A former Seattle City Councilmember will join the Port of Seattle Commission, while one incumbent successfully defended her seat, and another came up short in his bid for a fourth term.

Peter Steinbrueck defeated Renton deputy public affairs director Preeti Shridhar with more than 58 percent of the vote to fill the opening left by Tom Albro, while Stephanie Bowman earned a second-term with over 60 percent against workers’ rights advocate Ahmed Abdi. In what had become one of the last outstanding races in King County, Ryan Calkins erased a 7,500-vote deficit on election night to unseat John Creighton.

Steinbrueck told the Queen Anne & Magnolia News that economic development is his top priority, along with his campaign promises of good governance and environmental stewardship.  
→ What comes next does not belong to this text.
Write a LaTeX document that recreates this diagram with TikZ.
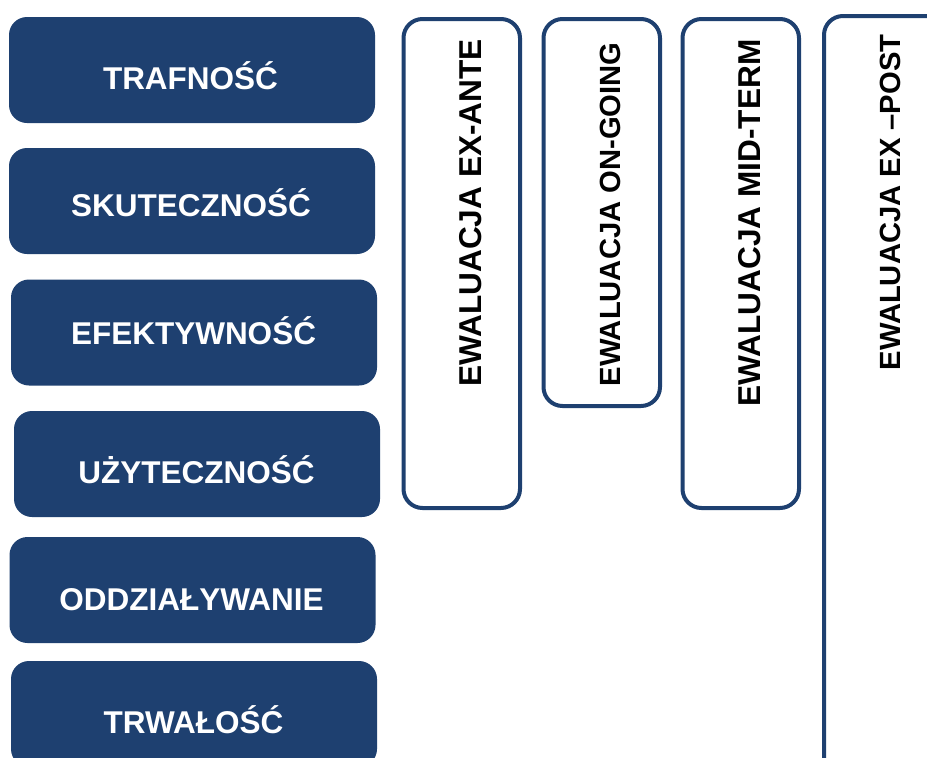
\documentclass[tikz,border=0pt]{standalone}
\usepackage{fontspec}
\setmainfont{Liberation Sans}
\definecolor{navy}{RGB}{30,64,112}
\begin{document}
\begin{tikzpicture}[x=1pt,y=-1pt,
  leftbox/.style={shape=rectangle, rounded corners=18pt, fill=navy, draw=none,
    minimum width=366pt, minimum height=106pt, inner sep=0pt},
  lbl/.style={text=white, font=\fontsize{31.5}{36}\selectfont\bfseries,
    inner sep=0pt, text height=22.5pt, text depth=0pt, anchor=center},
  colbox/.style={shape=rectangle, rounded corners=19pt, draw=navy, line width=4pt,
    fill=white, minimum width=116.5pt, inner sep=0pt},
  collbl/.style={text=black, rotate=90, inner sep=0pt, text depth=0pt, anchor=center},
  bigf/.style={font=\fontsize{31.6}{36}\selectfont\bfseries, text height=22.6pt},
  smallf/.style={font=\fontsize{29.2}{34}\selectfont\bfseries, text height=20.9pt}
]
\clip (0,0) rectangle (927,758);
\fill[white] (0,0) rectangle (927,758);

% left boxes
\node[leftbox] (b1) at (192,70) {};
\node[leftbox] (b2) at (192,201) {};
\node[leftbox] (b3) at (194,332.5) {};
\node[leftbox] (b4) at (197,464) {};
\node[leftbox] (b5) at (192.5,590) {};
\node[leftbox] (b6) at (194,714) {};

\node[lbl] (t1) at (190.5,78.5) {TRAFNOŚĆ};
\node[lbl] (t2) at (191,205) {SKUTECZNOŚĆ};
\node[lbl] (t3) at (193.5,333.5) {EFEKTYWNOŚĆ};
\node[lbl] (t4) at (196.5,472.5) {UŻYTECZNOŚĆ};
\node[lbl] (t5) at (191.5,599) {ODDZIAŁYWANIE};
\node[lbl] (t6) at (193.5,722.5) {TRWAŁOŚĆ};

% evaluation columns
\node[colbox, minimum height=489pt] (c1) at (461.75,263.5) {};
\node[colbox, minimum height=387pt] (c2) at (601.75,212.5) {};
\node[colbox, minimum height=489pt] (c3) at (740.75,263.5) {};
\node[colbox, minimum width=176pt, minimum height=774pt] (c4) at (912,403) {};

\node[collbl, bigf] (e1) at (470,213) {EWALUACJA EX-ANTE};
\node[collbl, smallf] (e2) at (610.5,214.5) {EWALUACJA ON-GOING};
\node[collbl, bigf] (e3) at (749.5,223) {EWALUACJA MID-TERM};
\node[collbl, smallf] (e4) at (890,202.5) {EWALUACJA EX –POST};
\end{tikzpicture}
\end{document}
“I see Port jobs as a partial response to the social inequities and growing wage gap, and affordability crisis,” he said. “I think that there’s a tremendous untapped potential to expand those jobs in our region.”

He believes that starts from the bottom up, by expanding high school internships and vocational training to build a pipeline to those opportunities, and by partnering with business and labor to do so.

Though skeptical about biofuels — because of its reliance on palm oil and both the deforestation and displacement of food crops that come with it — he has aims of “greening” the port. He’s concerned about ultrafine particulate fallout in communities neighboring the airport from takeoffs and landings, in addition to carbon emissions. However, he stressed the need to reduce the number of car trips to and from Sea-Tac, with CO2 emissions from transportation nearly matching the amount caused by aviation.

“I’m very excited and eager to jump in, and I’m super gratified by the strong support I got in this election from all over the county; from labor, from environmentalists, from business leaders and organizations and the broader community,” he said. “I’m charged up and ready to go. I’m there to make a difference. I think that there’s a lot of work to be done and some major, major challenges ahead that I’m eager to start to tackle.”

While Calkins — an importer turned nonprofit business counselor — trailed after the first round of results, subsequent returns flipped the race in his favor. One week after Election Day, he declared victory over the commission’s longest serving member, with a nearly 25,000-vote lead and less than 4,000 left to count.

“We weren’t popping corks until it was basically official,” he told the Queen Anne & Magnolia News.

After campaigning on a platform centered on jobs, the environment, and transparency, Calkins has specific things in mind for all three.

The Eastlake resident said finding a tenant for Terminal 5 is critical, and that doing so would mean hundreds — if not thousands — of family-wage, blue-collar jobs.

He also wants to revisit the ScRAPS program, which helped replace old diesel trucks that served the port with cleaner burning vehicles.

“It’s essentially reducing diesel particulate air pollution right here in Seattle and King County, while also at the same time reducing the greenhouse gas emissions associated with the direct services at the port,” he said.

Though many larger structural changes would have to go through the legislature, Calkins also suggested moving commission meetings beyond Pier 69 and SeaTac to other locations around the county. 

“I think that would help us to get better input for us commissioners, and also would provide us with an opportunity to communicate some of what we’re doing at the Port of Seattle too,” he said.

Steinbrueck, Calkins, and Bowman join Fred Felleman and Courtney Gregoire on the commission. That duo will be up for reelection in 2019.